Le projet de « mariage pour tous » est, en son état actuel, à tout le moins ridicule ; les développements à la Frankenstein qu’il entraînera inéluctablement impliquent une marchandisation choquante du corps humain ; la chasse à l’« homophobie » participe d’un terrorisme de plus en plus rigoureux, qui va à restreindre toujours davantage l’espace de la libre parole. Tout cela n’est pas anodin. Mais quand les catho-conciliaires, dont l’Église collabore activement au génocide des Français, ont le front d’expliquer qu’il y va de l’avenir de nos enfants, quand certains, pour sommer Marine de descendre dans la rue, écrivent que la manifestation du 13 janvier est « mieux que le combat d’aujourd’hui, celui de demain, de l’avenir des Français à naître », on se demande s’ils vivent dans le même pays que nous. Car enfin, ce ne sont pas seulement nos enfants, c’est nous-mêmes, tous ceux d’entre nous qui peuvent raisonnablement se promettre encore trente ans de vie, qui, si les choses continuent au train où elles vont, se retrouveront une minorité sur leur propre terre.

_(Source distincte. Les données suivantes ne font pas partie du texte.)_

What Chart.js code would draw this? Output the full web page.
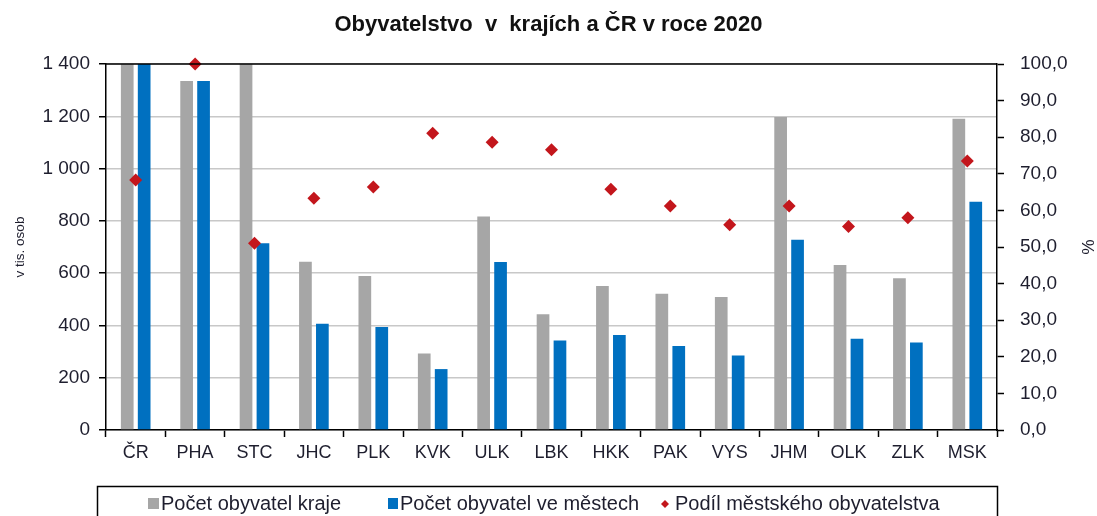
<!DOCTYPE html>
<html>
<head>
<meta charset="utf-8">
<script src="https://cdn.jsdelivr.net/npm/chart.js@4"></script>
<style>
html,body{margin:0;padding:0;background:#fff;}
#wrap{width:1097px;height:516px;position:relative;}
</style>
</head>
<body>
<div id="wrap"><canvas id="c" width="1097" height="516"></canvas></div>
<script>
const categories = ["ČR","PHA","STC","JHC","PLK","KVK","ULK","LBK","HKK","PAK","VYS","JHM","OLK","ZLK","MSK"];
const popRegion = [10701, 1335, 1400, 644, 589, 293, 817, 443, 551, 521, 509, 1197, 631, 580, 1191];
const popCities = [7310, 1335, 714, 406, 394, 233, 643, 342, 363, 321, 285, 728, 349, 335, 873];
const urbanShare = [68.3, 100.0, 51.0, 63.3, 66.4, 81.1, 78.6, 76.6, 65.8, 61.2, 56.1, 61.2, 55.6, 58.0, 73.5];
const leftTicks = [0, 200, 400, 600, 800, 1000, 1200, 1400];
const rightTicks = [0, 10, 20, 30, 40, 50, 60, 70, 80, 90, 100];

const seriesNames = ["Počet obyvatel kraje", "Počet obyvatel ve městech", "Podíl městského obyvatelstva"];
const FONT = "'Liberation Sans', Arial, sans-serif";
const TXT = '#1e1e2e';

const fmtThousands = v => String(v).replace(/\B(?=(\d{3})+(?!\d))/g, ' ');
const fmtPct = v => v.toFixed(1).replace('.', ',');

const framePlugin = {
  id: 'frame',
  afterDatasetsDraw(chart) {
    const {ctx, chartArea: a} = chart;
    ctx.save();
    ctx.strokeStyle = '#000';
    ctx.lineWidth = 1.5;
    ctx.beginPath();
    ctx.moveTo(a.left, a.top);
    ctx.lineTo(a.right, a.top);
    ctx.stroke();
    ctx.restore();
  },
  afterDraw(chart) {
    const {ctx} = chart;
    const ds = chart.data.datasets;
    const share = ds.find(d => d.label === seriesNames[2]);
    const region = ds.find(d => d.label === seriesNames[0]);
    const cities = ds.find(d => d.label === seriesNames[1]);
    ctx.save();
    ctx.strokeStyle = '#000';
    ctx.lineWidth = 1.5;
    ctx.strokeRect(97.5, 486.5, 900, 40);
    const y = 504;
    ctx.font = "20px " + FONT;
    ctx.textBaseline = 'middle';
    ctx.textAlign = 'left';
    ctx.fillStyle = region.backgroundColor;
    ctx.fillRect(148, y - 6, 11, 11);
    ctx.fillStyle = TXT;
    ctx.fillText(region.label, 161, y);
    ctx.fillStyle = cities.backgroundColor;
    ctx.fillRect(388, y - 6, 10, 11);
    ctx.fillStyle = TXT;
    ctx.fillText(cities.label, 400, y);
    ctx.fillStyle = share.backgroundColor;
    ctx.beginPath();
    ctx.moveTo(665, y - 4);
    ctx.lineTo(669, y);
    ctx.lineTo(665, y + 4);
    ctx.lineTo(661, y);
    ctx.closePath();
    ctx.fill();
    ctx.fillStyle = TXT;
    ctx.fillText(share.label, 675, y);
    ctx.restore();
  }
};

new Chart(document.getElementById('c'), {
  type: 'bar',
  data: {
    labels: categories,
    datasets: [
      {
        type: 'line',
        label: seriesNames[2],
        data: urbanShare,
        yAxisID: 'y1',
        showLine: false,
        pointStyle: 'rectRot',
        pointRadius: 6.5,
        pointHoverRadius: 6.5,
        backgroundColor: '#c3161c',
        borderColor: '#c3161c',
        borderWidth: 0,
        order: 0,
        clip: false
      },
      {
        label: seriesNames[0],
        data: popRegion,
        backgroundColor: '#a6a6a6',
        yAxisID: 'y',
        categoryPercentage: 0.57,
        barPercentage: 0.75,
        order: 1
      },
      {
        label: seriesNames[1],
        data: popCities,
        backgroundColor: '#0070c0',
        yAxisID: 'y',
        categoryPercentage: 0.57,
        barPercentage: 0.75,
        order: 1
      }
    ]
  },
  options: {
    responsive: false,
    animation: false,
    events: [],
    layout: { padding: { left: 0, right: 0, top: 0, bottom: 0 } },
    plugins: {
      legend: { display: false },
      tooltip: { enabled: false },
      title: {
        display: true,
        text: 'Obyvatelstvo  v  krajích a ČR v roce 2020',
        color: '#111',
        font: { family: FONT, size: 22, weight: 'bold', lineHeight: 1.2 },
        padding: { top: 12, bottom: 25.6 }
      }
    },
    scales: {
      x: {
        offset: true,
        grid: {
          display: true,
          offset: true,
          drawOnChartArea: false,
          drawTicks: true,
          tickLength: 7,
          tickColor: '#000',
          tickWidth: 1.5
        },
        border: { display: true, color: '#000', width: 1.5 },
        ticks: {
          color: TXT,
          font: { family: FONT, size: 18 },
          padding: 5,
          maxRotation: 0
        },
        afterFit(scale) { scale.height = 86; }
      },
      y: {
        position: 'left',
        min: 0,
        max: 1400,
        afterBuildTicks(scale) { scale.ticks = leftTicks.map(v => ({ value: v })); },
        grid: {
          color: '#c8c8c8',
          lineWidth: 1.5,
          drawTicks: true,
          tickLength: 7,
          tickColor: '#000',
          tickWidth: 1.5
        },
        border: { display: true, color: '#000', width: 1.5 },
        ticks: {
          color: TXT,
          font: { family: FONT, size: 19 },
          padding: 9,
          callback: v => fmtThousands(v)
        },
        title: {
          display: true,
          text: 'v tis. osob',
          color: TXT,
          font: { family: FONT, size: 13.5 },
          padding: { top: 12, bottom: 0 }
        },
        afterFit(scale) { scale.width = 106; }
      },
      y1: {
        position: 'right',
        min: 0,
        max: 100,
        afterBuildTicks(scale) { scale.ticks = rightTicks.map(v => ({ value: v })); },
        grid: {
          drawOnChartArea: false,
          drawTicks: true,
          tickLength: 7,
          tickColor: '#000',
          tickWidth: 1.5
        },
        border: { display: true, color: '#000', width: 1.5 },
        ticks: {
          color: TXT,
          font: { family: FONT, size: 19 },
          padding: 16,
          callback: v => fmtPct(v)
        },
        title: {
          display: true,
          text: '%',
          color: TXT,
          font: { family: FONT, size: 17 },
          padding: { top: 0, bottom: 0 }
        },
        afterFit(scale) { scale.width = 100; }
      }
    }
  },
  plugins: [framePlugin]
});
</script>
</body>
</html>
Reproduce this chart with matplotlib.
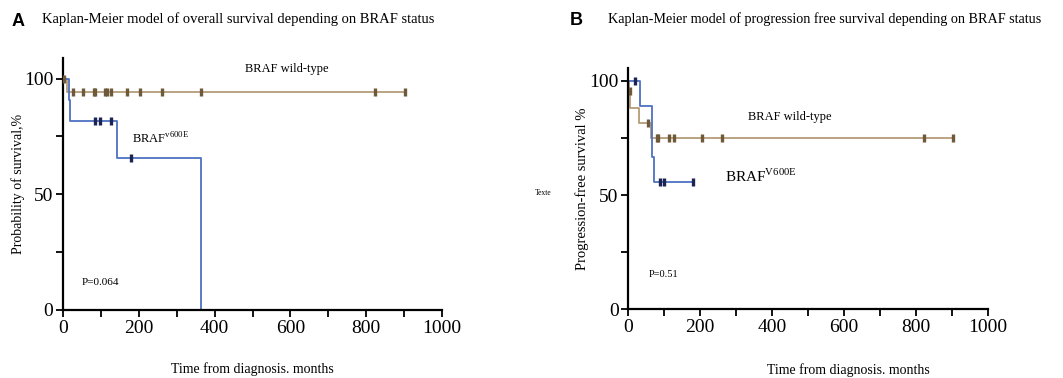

Cette question primordiale de la submersion migratoire, Marine Le Pen en prend-elle toute la mesure ? C’est un autre débat. Mais elle a raison de ne pas céder aux oukases des catholiques. Une politique catholique, au sens où l’entend Civitas, c’est au mieux un gros groupuscule. Au sens où l’entend le Vatican, c’est le gouvernement italien de Mario Monti : le mondialisme marchant au bras de l’immigrationnisme.